Keşif uçuşu adı altında İncirlikten kalkan uçakların Irakı bombalaması sonucu 98den bu yana 300 insanın ölmesi ve çok sayıda insanın yaralanmasına sesini çıkaramayan Türk devleti, son saldırıyla beraber başbakanı aracılığıyla ABDye mesaj gönderiyor ve barışçı çözüm talep edebiliyor. Saddam rejimini devirme planı çerçevesinde yer alan Kuzey Kürdistan konusunda efendi-uşak arası görüş ayrılığı, bu talebin gündeme getirilmesinde önemli bir rol oynuyor. Ama ABD bir efendinin küstahlığı ve pervasızlığı ile İncirlikten kaldırdığı uçaklarla Iraka yönelik saldırısını sürdürüyor.
Sözde Irak muhalefeti ihanet batağında
ABDde üslenen Irak Ulusal Konseyi (INC) bombardımanı hararetle destekledi. Saddam yönetiminden kurtulma umutlarını emperyalizme bağlayan bu uşak takımı, Bağdat bombalanırken Pentagonda efendileriyle toplantı yapıyordu. Dünya halklarının düşmanı bu haydut devlet tarafından silahlandırılan ve finanse edilen, atacağı her adım CİA tarafından yönlendirilen INC, Saddam diktatörlüğünün yerine ABD uşaklığını üstlenecek kendi diktatörlüğünü geçirme hayalleri kuruyor. Türkiyenin bu iğrenç planın hayata geçebilmesi için lojistik destek sunabilecek tek ülke olduğunu söyleyen CİA, Türk devletinin bu destekten kaçınmaması gerektiğinin altını çiziyor.
INC türü muhaliflerin Irak emekçilerine sunabilecekleri tek şey, kendi katilleri olan ABD emperyalizmine köleliktir.
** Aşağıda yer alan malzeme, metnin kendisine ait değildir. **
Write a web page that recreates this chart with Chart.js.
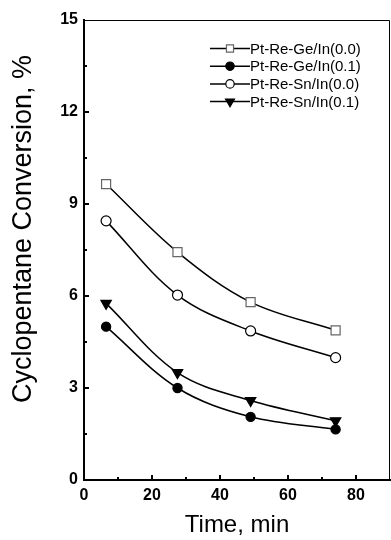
<!DOCTYPE html>
<html lang="en">

<head>
    <meta charset="UTF-8">
    <title>Cyclopentane conversion</title>
    <style>
        html, body { margin: 0; padding: 0; background: #fff; }
        #wrap { width: 391px; height: 540px; }
    </style>
</head>

<body>
    <div id="wrap">
        <canvas id="myChart" width="391" height="540"></canvas>
    </div>

    <script src="https://cdn.jsdelivr.net/npm/chart.js"></script>
    <script>
        // time on stream, min
        const times = [6.5, 27.5, 49, 74];

        const seriesNames = ['Pt-Re-Ge/In(0.0)', 'Pt-Re-Ge/In(0.1)', 'Pt-Re-Sn/In(0.0)', 'Pt-Re-Sn/In(0.1)'];
        const geIn00 = [9.65, 7.43, 5.8, 4.88];
        const geIn01 = [5.0, 3.0, 2.06, 1.65];
        const snIn00 = [8.45, 6.03, 4.86, 3.99];
        const snIn01 = [5.76, 3.5, 2.59, 1.93];

        const xTicks = [0, 20, 40, 60, 80];
        const yTicks = [0, 3, 6, 9, 12, 15];

        const xTitle = 'Time, min';
        const yTitle = 'Cyclopentane Conversion, %';

        const FONT = "'Liberation Sans', Arial, sans-serif";

        function pts(ys) {
            return times.map((t, i) => ({ x: t, y: ys[i] }));
        }

        const styles = [
            { pointStyle: 'rect', radius: 6.4, bg: '#fff', border: '#666', rot: 0, legR: 5 },
            { pointStyle: 'circle', radius: 4.6, bg: '#000', border: '#000', rot: 0, legR: 4.2 },
            { pointStyle: 'circle', radius: 5, bg: '#fff', border: '#000', rot: 0, legR: 4.2 },
            { pointStyle: 'triangle', radius: 6, bg: '#000', border: '#000', rot: 180, legR: 5.2 }
        ];

        const allData = [geIn00, geIn01, snIn00, snIn01];

        const datasets = allData.map((d, i) => ({
            label: seriesNames[i],
            data: pts(d),
            showLine: true,
            borderColor: '#000',
            borderWidth: 1.5,
            tension: 0.35,
            pointStyle: styles[i].pointStyle,
            pointRadius: styles[i].radius,
            pointRotation: styles[i].rot,
            pointBackgroundColor: styles[i].bg,
            pointBorderColor: styles[i].border,
            pointBorderWidth: 1.2,
            legR: styles[i].legR
        }));

        // inward ticks, top/right frame, rotated y title, legend
        const extras = {
            id: 'extras',
            afterDraw(chart) {
                const ctx = chart.ctx;
                const a = chart.chartArea;
                const xs = chart.scales.x, ys = chart.scales.y;
                ctx.save();

                // thin top and right frame
                ctx.strokeStyle = '#000';
                ctx.lineWidth = 1;
                ctx.beginPath();
                ctx.moveTo(a.left, a.top + 0.5);
                ctx.lineTo(a.right - 0.5, a.top + 0.5);
                ctx.lineTo(a.right - 0.5, a.bottom);
                ctx.stroke();

                // ticks
                ctx.lineWidth = 2;
                ctx.beginPath();
                for (let v = 10; v < 90; v += 10) {
                    const px = xs.getPixelForValue(v);
                    const len = v % 20 === 0 ? 5 : 3;
                    ctx.moveTo(px, a.bottom);
                    ctx.lineTo(px, a.bottom - len);
                }
                for (let v = 1.5; v < 15; v += 1.5) {
                    const py = ys.getPixelForValue(v);
                    const len = Math.abs(v % 3) < 0.01 ? 5 : 3;
                    ctx.moveTo(a.left, py);
                    ctx.lineTo(a.left + len, py);
                }
                ctx.stroke();

                // y title
                ctx.fillStyle = '#000';
                ctx.font = '27px ' + FONT;
                ctx.textAlign = 'center';
                ctx.textBaseline = 'middle';
                ctx.translate(23.5, 229);
                ctx.rotate(-Math.PI / 2);
                ctx.fillText(yTitle, 0, 0);
                ctx.setTransform(1, 0, 0, 1, 0, 0);

                // legend
                ctx.font = '15px ' + FONT;
                ctx.textAlign = 'left';
                chart.data.datasets.forEach((ds, i) => {
                    const y = 48.5 + i * 17.7;
                    ctx.strokeStyle = '#000';
                    ctx.lineWidth = 1.5;
                    ctx.beginPath();
                    ctx.moveTo(210, y);
                    ctx.lineTo(250, y);
                    ctx.stroke();
                    ctx.fillStyle = ds.pointBackgroundColor;
                    ctx.strokeStyle = ds.pointBorderColor;
                    ctx.lineWidth = 1.2;
                    Chart.helpers.drawPoint(ctx, {
                        pointStyle: ds.pointStyle,
                        radius: ds.legR,
                        rotation: ds.pointRotation,
                        borderWidth: 1.2
                    }, 230, y);
                    ctx.fillStyle = '#000';
                    ctx.fillText(ds.label, 250, y + 1);
                });

                ctx.restore();
            }
        };

        const ctx = document.getElementById('myChart');

        const chart = new Chart(ctx, {
            type: 'scatter',
            data: { datasets: datasets },
            options: {
                responsive: false,
                animation: false,
                layout: {
                    autoPadding: false,
                    padding: { top: 20, right: 1, left: 0, bottom: 0 }
                },
                plugins: {
                    legend: { display: false },
                    tooltip: { enabled: false }
                },
                scales: {
                    x: {
                        type: 'linear',
                        min: 0,
                        max: 90,
                        afterBuildTicks: (s) => { s.ticks = xTicks.map(v => ({ value: v })); },
                        afterFit: (s) => {
                            s.height = 60;
                            s.paddingLeft = 0;
                            s.paddingRight = 0;
                        },
                        grid: { display: false, drawTicks: false },
                        border: { display: true, color: '#000', width: 2 },
                        ticks: {
                            color: '#000',
                            padding: 6,
                            maxRotation: 0,
                            font: { family: FONT, size: 16, weight: 'bold' }
                        },
                        title: {
                            display: true,
                            text: xTitle,
                            color: '#000',
                            font: { family: FONT, size: 24 },
                            padding: { top: 0, bottom: 0 }
                        }
                    },
                    y: {
                        type: 'linear',
                        min: 0,
                        max: 15,
                        afterBuildTicks: (s) => { s.ticks = yTicks.map(v => ({ value: v })); },
                        afterFit: (s) => {
                            s.width = 84;
                            s.paddingTop = 0;
                            s.paddingBottom = 0;
                        },
                        grid: { display: false, drawTicks: false },
                        border: { display: true, color: '#000', width: 2 },
                        ticks: {
                            color: '#000',
                            padding: 6,
                            font: { family: FONT, size: 16, weight: 'bold' }
                        }
                    }
                }
            },
            plugins: [extras]
        });
    </script>

</body>

</html>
Piyonluktan öte bir iradeleri olmayan bu hainlerin, Irak halkını dikta rejiminden kurtaracakları iddiası ikiyüzlü bir yalandır.
Kosovadaki UÇKnın ulusal baskıya karşı mücadele adına emperyalistlere sırtını dayaması, ardından Yugoslavyaya yönelen saldırı ve tahrip edilen Kosova gerçeği, emperyalizmin nasıl bir kurtarıcı olduğunu tüm çıplaklığıyla gözler önüne sermiştir. Kosovada sorun çözülemediği gibi, ek olarak emperyalist ülkelerin işgali eklenmiştir. İşgalci askerlerin tecavüz ve cinayetleri gizlenememektedir. Yine Sırbistanda muhalif kitleler aldatılarak, ABD desteğiyle Miloseviç devrilmiştir. Kendi halkını katleden haydutlara uşaklık eden yeni onursuz yönetim, şimdi ihanetini kitlelerden gizlemeye çalışmakta, bağımsızlığına düşkün Sırp halkına emperyalistlerden aldığı yardımı açıklama cesareti gösterememektedir.
***
Bağdatın bombalanması ABD emperyalizminin haydutluğunun yeni bir örneği olmuştur. Emperyalist odaklar Irak halkını düşündükleri için değil, ABDnin Ortadoğuya dönük hesaplarından dolayı tepki göstermişlerdir. Türk burjuvazisi de aynı ikiyüzlü tutum içindedir. 91de bir koyup üç-beş almak adına saldırıya tam destek veren iktidar, şimdi Irak konusunda kendi gerici çıkarları doğrultusunda politika değişikliği talep etmektedir. Aynı şekilde Arap devletleri de aynı ikiyüzlülükle saldırıya tepkilerini dile getirmek zorunda kalmışlardır. Ama emperyalizme uşaklığa devam etmektedirler.
Bu saldırıya karşı en samimi tepki Ortadoğu emekçilerinin anti-emperyalist tepkisi olmuştur. Emperyalist saldırganlığın önüne geçmek ancak bölgedeki emekçi halkların ortak mücadelesiyle mümkün olabilir. Başını yiğit Filistin halkının çektiği bu mücadelenin gelişip güçleneceğinden kuşku duyulmamalıdır.